Functional Scope - Prototype Reporting Phase (Oct 2017-Jan 2018)

Below is the initial proposed scope of this reporting engagement; it will be continually reviewed, re-prioritized, and adjusted based on guidance of the OpenLMIS Product Owner during the engagement. Note the below text makes reference to systems that are no longer in the current reporting stack – specifically Kafka, HDFS, and Druid. HDFS and Druid have been replaced by PostgreSQL, and Kafka was not required for the requisitions microservice.

Phase 1 - Data warehouse infrastructure setup

The initial phase of work will consist of setting up the initial data warehousing infrastructure to support a pipeline from data ingestion to visual reporting.  This will consist initially of NiFi for data ingestion and transformation, Kafka for data routing, Hadoop (HDFS) for data storage and the OLAP database Druid to enable generation of real-time indicators and Superset for visualization.  The system will be setup with Ansible scripts to run on Ona’s hosted data warehouse instance or on OpenLMIS AWS servers.

Creating packaged Docker instances are outside the scope of this initial phase for work.  While an end goal, the packaging of these different tools will require a lot of work due to the devops complexity to ensure they run in a stable, reliable and scalable way.  The initial focus will be setting up data infrastructure to allow demonstrating initial working reporting prototypes.

Phase 2 - Initial Data Reporting Prototypes

The initial focus will be to demonstrate the ability to generate a select number of DISC indicators and/or priority reports (Reporting and Analyticsand then visualize them in a dashboard reporting interface.  We will start with 4-5 DISC indicators/reports identified by the vacccine requirements.  These could include for example: on-time & in-full delivery, order & item fill rate, closed vial wasted, full stock availability.   To do this, we will ingest static data provided in CSV/JSON format.  This data should reflect the structure and type of data that OpenLMIS will generate. The OpenLMIS team will be responsible for helping to generate this mock data.   The ingestion will be done by NiFi to allow data to be pulled from a static hosted CSV or JSON resource.  The data will then be transformed if necessary (potentially joined with other data sets) and then type mapped into a suitable format for OLAP indexing in Druid.  Once the data is in Druid, Superset will be used visualize the indicators per the DISC guidelines.  In the process, we will seek to identify if aspects of Superset need to be customized or adapted for OpenLMIS use and explore other visualization platforms if needed.  We will also prototype creating interactive map visuals using Ona’s open source Gisida mapping platform.

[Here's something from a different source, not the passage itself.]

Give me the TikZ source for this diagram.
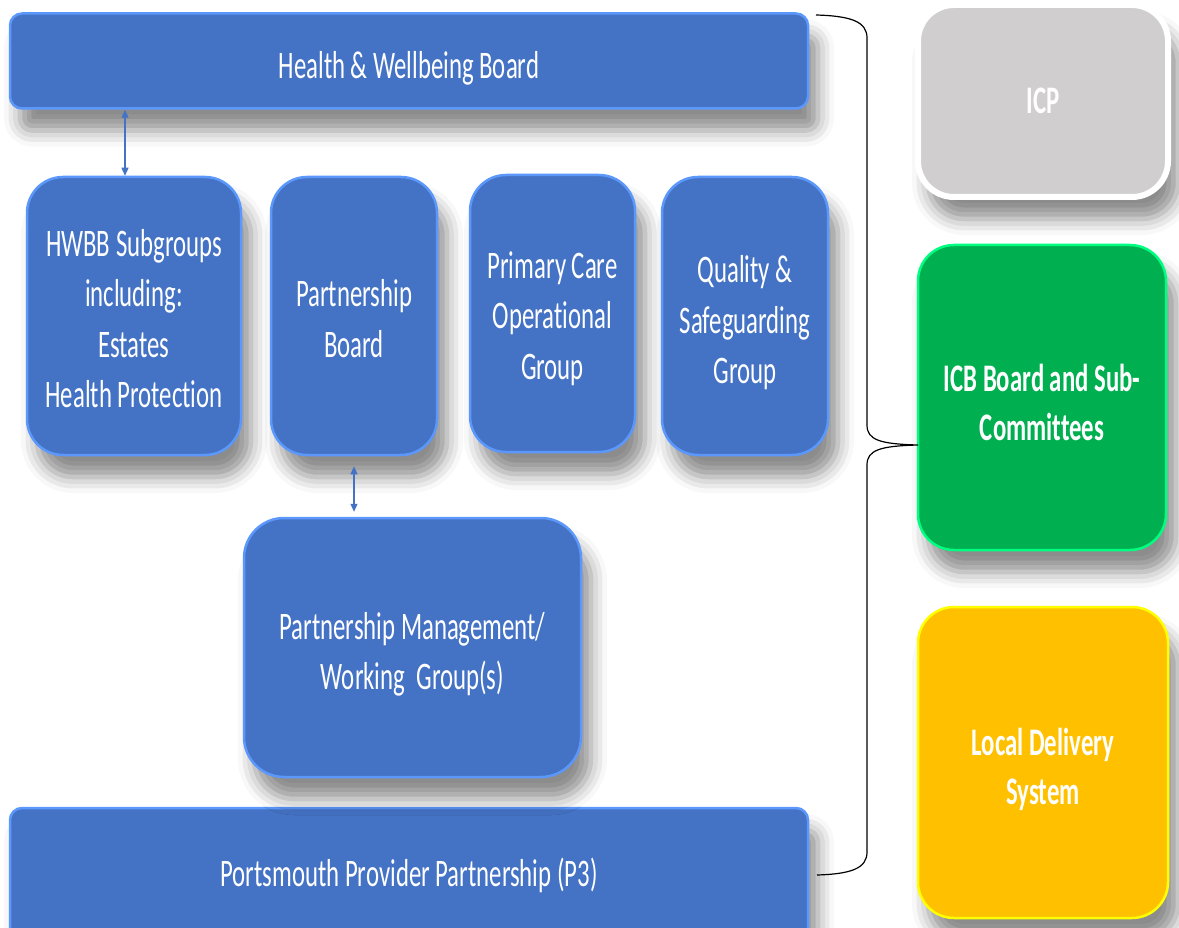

Phase 3 - Data Ingestion from OpenLMIS

Once we have demonstrated the ability to generate and visualize DISC indicators from static data, we will then begin to work to support ingesting data directly from OpenLMIS APIs.  We will start initially by supporting 2-3 API endpoints from OpenLMIS for data ingestion using Ni-Fi into the data warehouse infrastructure.  In the process, we will help map out what data transformations/joins are needed.  This is a potentially complex process that will require support from the OenLMIS team.  The OpenLMIS team will be responsible for providing a running instance of OpenLMIS to access and ensuring its populated with relevant data that can be used for reporting purposes.  If time allows, we will continue to work to support additional API data endpoints.  The goal of this this final initial phase is to be able to demonstrate an end-to-end working reporting solution.